C.R. Bard, a maker of one of the faulty vaginal mesh implants that have caused significant injuries to many of the women who received them, has been ordered to pay $5.5 million in damages. This is the first product liability suit involving the vaginal mesh devices to go through trial and have a jury rule on it. The specific product involved in the California case was the Avaulta Plus vaginal implant.
There are hundreds of lawsuits nationwide, with more expected to come, involving a wide range of vaginal mesh devices. Complaints have been raised concerning devices from Johnson & Johnson, Boston Scientific, Bard and other companies. The U.S. Food and Drug Administration has ordered more than 30 makers of vaginal mesh products to study the impact of the devices, including potential links to organ damage, incontinence, severe pain and other serious complications. In August of last year, an FDA report said the devices should be classified as posing a “high risk” to patients because of the reports of side effects.

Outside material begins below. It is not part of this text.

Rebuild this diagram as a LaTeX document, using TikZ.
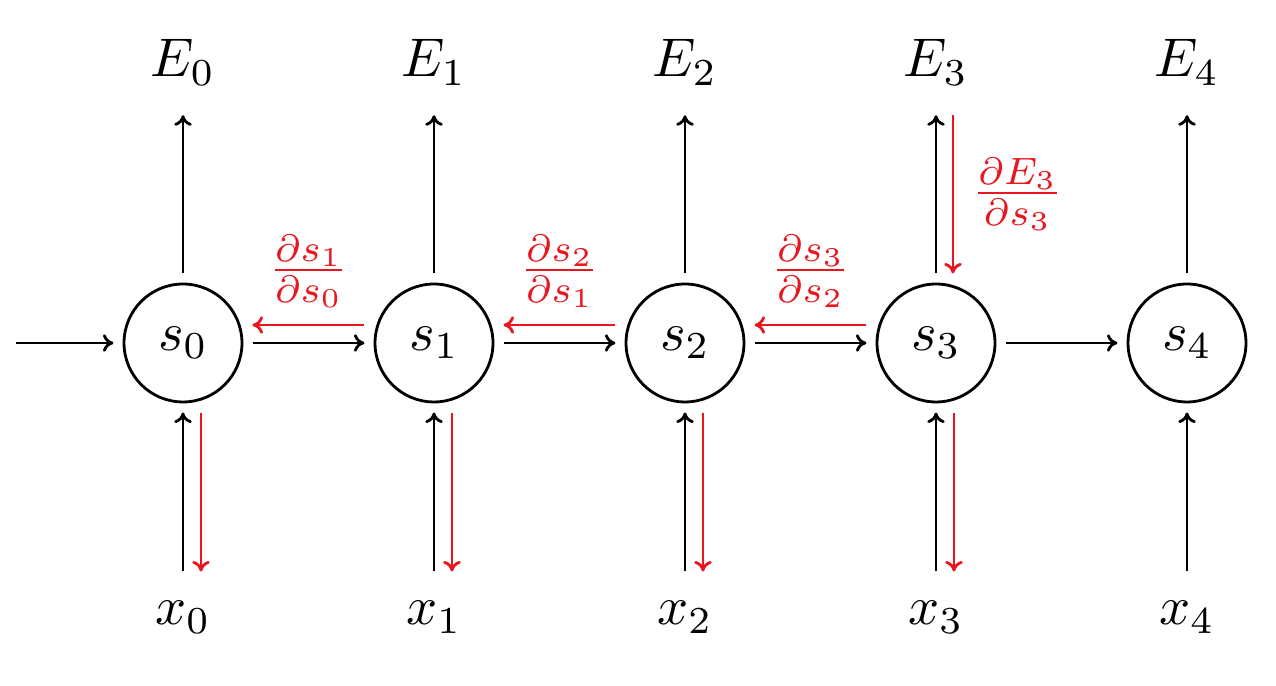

Many women’s health groups have called for all such devices to be recalled until the true impact is known. With the studies scheduled to last three years, many women could be exposed to the harmful devices before the manufacturers’ reports are completed.
Officials at Bard expressed disappointment over the jury verdict and contend that company conduct was not the cause of the woman’s injuries. The verdict is not likely to be the last as there have been numerous complaints of severe pain after the implantation of vaginal mesh.